— Start of Items —

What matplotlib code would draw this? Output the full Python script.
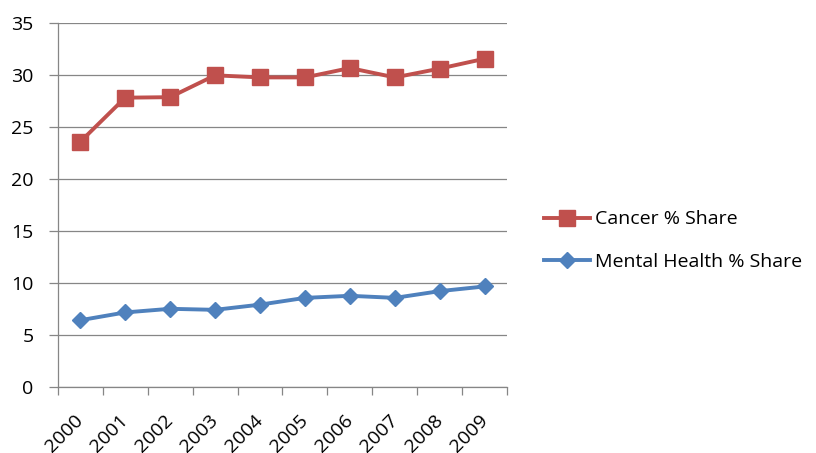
import matplotlib.pyplot as plt
import numpy as np

# Share of spending by year (%)
years = ["2000", "2001", "2002", "2003", "2004", "2005", "2006", "2007", "2008", "2009"]
cancer_share = [23.6, 27.85, 27.9, 30.0, 29.8, 29.8, 30.7, 29.8, 30.65, 31.6]
mental_share = [6.45, 7.2, 7.55, 7.45, 7.95, 8.6, 8.8, 8.6, 9.25, 9.7]

plt.rcParams['font.family'] = ['Open Sans', 'DejaVu Sans']

red = '#C0504D'
blue = '#4F81BD'
grid_grey = '#868686'

fig = plt.figure(figsize=(8.16, 4.53), dpi=100)
ax = fig.add_axes([0.0707, 0.145, 0.551, 0.8035])

x = np.arange(len(years))
ax.plot(x, cancer_share, color=red, lw=2.8, marker='s', ms=12,
        markeredgecolor=red, label='Cancer % Share')
ax.plot(x, mental_share, color=blue, lw=2.8, marker='D', ms=8.5,
        markeredgecolor=blue, label='Mental Health % Share')

ax.set_xlim(-0.5, len(years) - 0.5)
ax.set_ylim(0, 35)
ax.set_yticks(np.arange(0, 36, 5))
ax.yaxis.grid(True, color=grid_grey, lw=0.9)
ax.set_axisbelow(True)

# category labels at the centres, tick marks between categories
ax.set_xticks(x)
ax.set_xticklabels(years, rotation=45, ha='right', va='center', rotation_mode='anchor')
ax.tick_params(axis='x', which='major', length=0, pad=22, labelsize=14)
ax.set_xticks(np.arange(-0.5, len(years)), minor=True)
ax.tick_params(axis='x', which='minor', length=6, color=grid_grey, width=0.9)
ax.tick_params(axis='y', length=6.5, color=grid_grey, width=0.9, labelsize=14, pad=11)

for side in ['top', 'right']:
    ax.spines[side].set_visible(False)
for side in ['left', 'bottom']:
    ax.spines[side].set_color(grid_grey)
    ax.spines[side].set_linewidth(0.9)

fig.legend(loc='center left', bbox_to_anchor=(0.645, 0.469), frameon=False,
           fontsize=14, handlelength=2.4, handletextpad=0.25, labelspacing=1.25)

fig.savefig('out.png', dpi=100)
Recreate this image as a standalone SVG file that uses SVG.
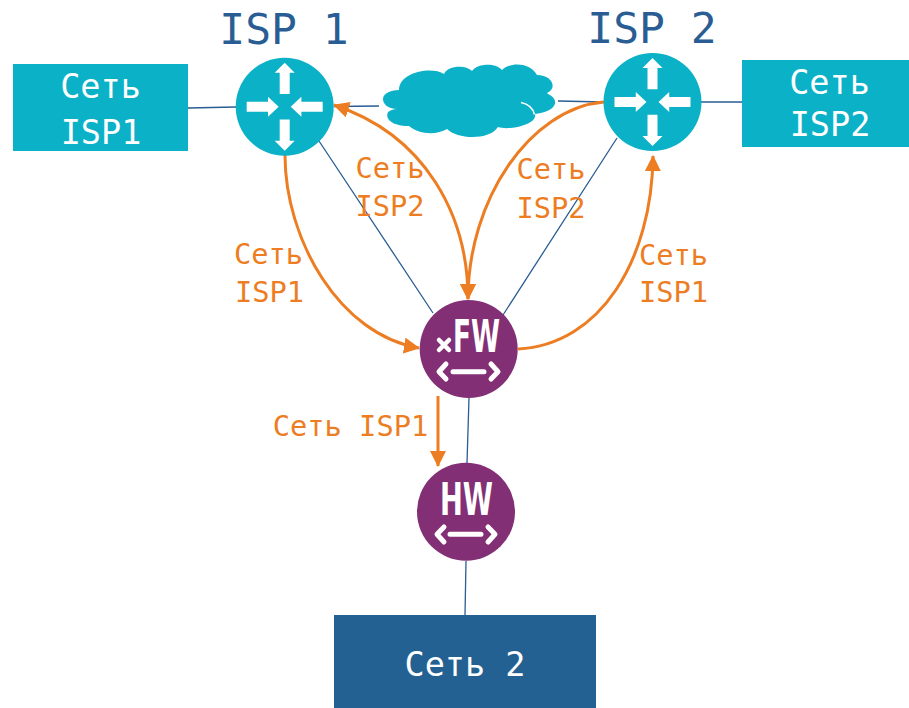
<svg xmlns="http://www.w3.org/2000/svg" width="909" height="708" viewBox="0 0 909 708">
<style>
text{font-family:"DejaVu Sans Mono","Liberation Mono",monospace;text-anchor:middle}
.title{font-size:43px;fill:#2a5d93}
.w{font-size:33.5px;fill:#fff}
.o{font-size:28.7px;fill:#ed7d22}
.icon{font-family:"DejaVu Sans","Liberation Sans",sans-serif;font-weight:bold;fill:#fff;font-size:45px}
.teal{fill:#0bb1c6}
.purple{fill:#822f75}
.blue{stroke:#2a5d93;stroke-width:1.3;fill:none}
.orange{stroke:#ed7d22;stroke-width:3;fill:none}
.glyph{stroke:#fff;fill:none;stroke-linecap:round;stroke-linejoin:round}
</style>
<defs>
<marker id="ah" viewBox="0 0 16 16" refX="15" refY="8" markerWidth="16" markerHeight="16" markerUnits="userSpaceOnUse" orient="auto-start-reverse"><path d="M0 0L16 8L0 16Z" fill="#ed7d22"/></marker>
<g id="arrows" fill="#fff">
<path d="M0-44L10-34H5V-12.7H-5V-34H-10Z"/>
<path d="M0 44L10 34H5V12.7H-5V34H-10Z"/>
<path d="M-6 0L-16.7-10V-5H-38V5H-16.7V10Z"/>
<path d="M6 0L16.7-10V-5H38V5H16.7V10Z"/>
</g>
</defs>
<g id="connectors">
<path class="blue" d="M188 108L236 107M334 106.5L379 106M558 101L604 102M701 102L742 102M319 141L433 313M617 138L503 315M469 398L467 463M466 561L465 615"/>
<path class="orange" marker-end="url(#ah)" d="M285 155C285 240 340 335 419 348"/>
<path class="orange" marker-start="url(#ah)" marker-end="url(#ah)" d="M468 299C468 215 425 135 334 105"/>
<path class="orange" marker-end="url(#ah)" d="M604 102C530 108 468 200 468 299"/>
<path class="orange" marker-end="url(#ah)" d="M518 349C600 345 652 260 653 156"/>
<path class="orange" marker-end="url(#ah)" d="M438 396L438 466"/>
</g>
<g id="net-isp1"><rect class="teal" x="13" y="64" width="175" height="87"/><text class="w" x="100.500" y="98">Сеть</text><text class="w" x="101" y="144">ISP1</text></g>
<g id="net-isp2"><rect class="teal" x="742" y="60" width="167" height="87"/><text class="w" x="829.500" y="94">Сеть</text><text class="w" x="830" y="136">ISP2</text></g>
<g id="net-2"><rect x="334" y="615" width="262" height="93" fill="#236192"/><text class="w" x="465" y="676">Сеть 2</text></g>
<g id="router-isp1"><text class="title" x="284" y="44">ISP 1</text><circle class="teal" cx="284.700" cy="106.700" r="49"/><use href="#arrows" x="284.700" y="106.700"/></g>
<g id="router-isp2"><text class="title" x="652" y="43">ISP 2</text><circle class="teal" cx="652.500" cy="102" r="49"/><use href="#arrows" x="652.500" y="102"/></g>
<g id="cloud"><path class="teal" d="M399 90C399 72 432 66 444 74C448 65 466 65 472 71C478 63 496 63 502 70C510 62 530 62 537 75C552 75 558 88 547 93L548 94C561 100 556 112 535 114C538 124 510 131 498 127C490 140 458 140 447 129C437 135 420 135 409 126C396 126 384 121 388 112C392 109 396 108.500 401 108.700C388 110 383 104 383 99C383 93 392 90 399 90Z"/><path d="M521 102.500C528 104 533 108 534.500 114.500" fill="none" stroke="#fff" stroke-width="1.500"/></g>
<g id="fw"><circle class="purple" cx="468.700" cy="349" r="49"/><text class="icon" x="476.500" y="351.500" textLength="47" lengthAdjust="spacingAndGlyphs">FW</text><path class="glyph" stroke-width="4.500" d="M439 340L449 350M449 340L439 350"/><path class="glyph" stroke-width="5" d="M453 371.700H484M446 364L439 371.700L446 379M491 364L498 371.700L491 379"/></g>
<g id="hw"><circle class="purple" cx="466" cy="511.700" r="49"/><text class="icon" x="466.500" y="515" textLength="53" lengthAdjust="spacingAndGlyphs">HW</text><path class="glyph" stroke-width="5" d="M450 534.300H481M444 527L437 534.300L444 542M488 527L495 534.300L488 542"/></g>
<g id="labels">
<text class="o" x="390" y="178">Сеть</text><text class="o" x="390" y="216">ISP2</text>
<text class="o" x="551" y="179">Сеть</text><text class="o" x="551" y="218">ISP2</text>
<text class="o" x="268.500" y="264">Сеть</text><text class="o" x="269.500" y="302">ISP1</text>
<text class="o" x="673.500" y="265">Сеть</text><text class="o" x="673.500" y="302">ISP1</text>
<text class="o" x="350.500" y="436">Сеть ISP1</text>
</g>
</svg>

— End of Items —

• **Description of the task**:
Leave the pictures out and reproduce exactly the lines from the top of the listing above through the line with "ax = fig.add_axes([0.0707, 0.145, 0.551, 0.8035])".

• **Result of the task**:
What matplotlib code would draw this? Output the full Python script.
import matplotlib.pyplot as plt
import numpy as np

# Share of spending by year (%)
years = ["2000", "2001", "2002", "2003", "2004", "2005", "2006", "2007", "2008", "2009"]
cancer_share = [23.6, 27.85, 27.9, 30.0, 29.8, 29.8, 30.7, 29.8, 30.65, 31.6]
mental_share = [6.45, 7.2, 7.55, 7.45, 7.95, 8.6, 8.8, 8.6, 9.25, 9.7]

plt.rcParams['font.family'] = ['Open Sans', 'DejaVu Sans']

red = '#C0504D'
blue = '#4F81BD'
grid_grey = '#868686'

fig = plt.figure(figsize=(8.16, 4.53), dpi=100)
ax = fig.add_axes([0.0707, 0.145, 0.551, 0.8035])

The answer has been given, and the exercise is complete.